Allowing time for observation can halve the need for CT scans of children with head injuries without compromising care,
suggesting that many scans are performed unnecessarily, according to the findings of a large study in the US to be published
online this week in the journal Pediatrics.
In the United States, about half of children taken to hospital emergency departments with a head injury receive a CT scan, often in response to pressure from concerned parents.
Head CT scans use several X-rays directed at the same time from different angles to create pictures of the tissue inside the brain. They are useful for detecting brain tumours, and bleeding, such as from aneurysms and brain damage from trauma.
But because they use X-rays, every time a person has one, it slightly increases their lifetime risk of developing diseases like cancer. And because children have a longer life ahead of them, this is more significant.
A report published in 2007 in the New England Journal of Medicine that suggested that doctors underestimate the radiation risk from CT scans, and may be ordering too many of them, estimated that more than 1 million children per year in the United States are being irradiated unnecessarily.
The Pediatrics study, led by researchers from Boston Children's Hospital Boston and UC Davis, found that if children can be watched for a few hours when they come to the emergency department, they may not need a CT scan, thus avoiding the exposure to ionizing radiation.
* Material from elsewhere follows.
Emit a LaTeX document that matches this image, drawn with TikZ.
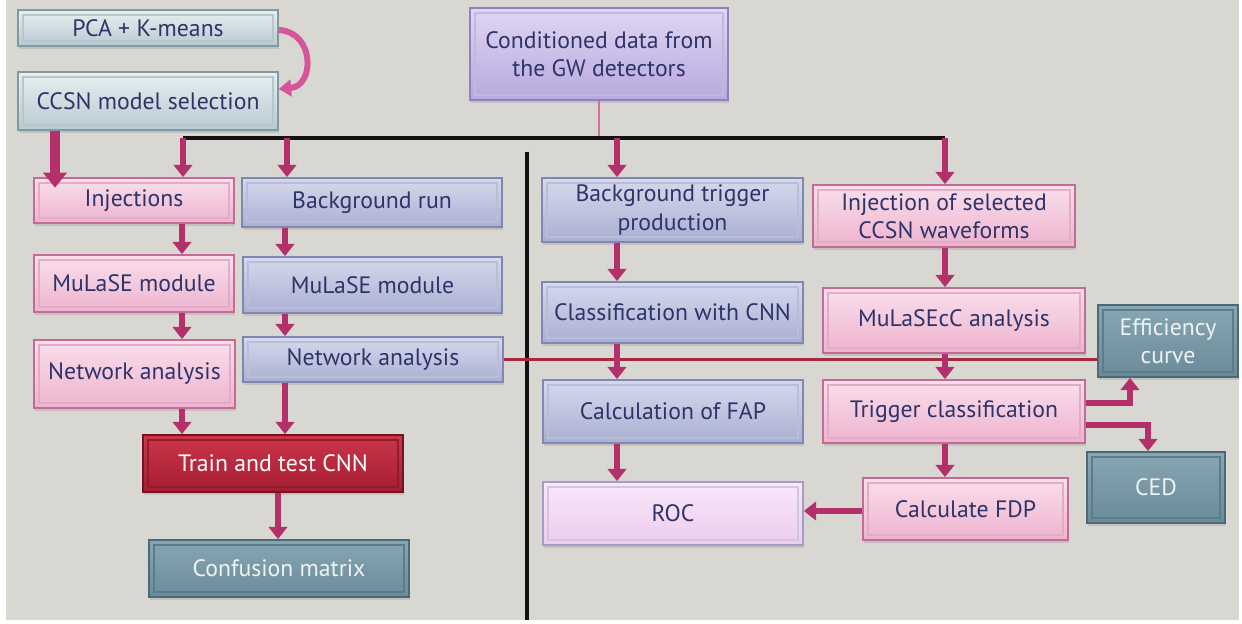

Also, serious traumatic brain injury is uncommon, as co-lead author Dr Lise Nigrovic, of Children's Hospital Boston, told the press:
"Only a small percentage of children with blunt head trauma really have something serious going on."
Encouraging doctors to change their practice would not only save costs, but also result in better medicine, say the researchers.
Nigrovic stressed that CT isn't bad if you really need it, but you shouldn't be using it on children who are at low risk of having a significant injury.
"For parents, this means spending a couple of extra hours in the ED in exchange for not getting a CT," she explained, adding that:
"It's the children in the middle risk groups -- those who don't appear totally normal, but whose injury isn't obviously severe -- for whom observation can really help."
For the study, Nigrovic, co-lead author Nathan Kuppermann, chair of the Department of Emergency Medicine at UC Davis, and colleagues examined a subset of data from a large prospective study by the Pediatric Emergency Care Applied Research Network (PECARN).
They looked at outcomes of over 40,000 children with head trauma seen at 25 different emergency departments, of which 14% were observed before a decision about whether to send them for CT scan was made. The observation periods varied, as did the severity of the head trauma.
They found that overall, only 31% of the children placed under observation eventually had a CT scan compared to 35% who were not.
However, when they then analyzed the results according to severity of head injury and the different practices at different hospitals, the gap widened and showed that the chance of being sent for a CT scan in the observed children was about half that of the non-observed children. Also, children whose symptoms improved while under observation were less likely to be sent for a scan.
In the case of clinically traumatic brain injury, such as resulting in death, need for surgery, intubation for 24 hours or more, or admission to hospital for at least two nights, the researchers found similar rates in the observed and unobserved groups (0.75 and 0.87% respectively).
The data didn't allow the researchers to work out how long the children in this study actually spent under observation, and they would like to look at this factor more closely in a future study.
The American Academy of Pediatrics' practice guidelines suggest children be observed for 4 to 6 hours after an injury.
Kuppermann said there was a need for appropriate and safe guidelines to reduce the number of unnecessary brain CT scans on children.
"The results of this analysis demonstrate that a period of observation before deciding to use head CT scans on many injured children can spare children from inappropriate radiation when it is not called for, while not increasing the risk of missing important brain injuries," he added.
Nigrovic suggests if your child has a head injury, you should observe the following steps and points:
- Check with your family doctor or primary care health professional before you take your child to the emergency department.
- If the child has a headache, is vomiting or appears confused, or his or her symptoms get worse as time goes on, then you should take them to the emergency department.
- Be prepared for the staff at the emergency department reasonably choosing to place your child under observation for several hours before deciding whether a head CT is necessary.
- Changes in symptoms over time is an important factor in that decision.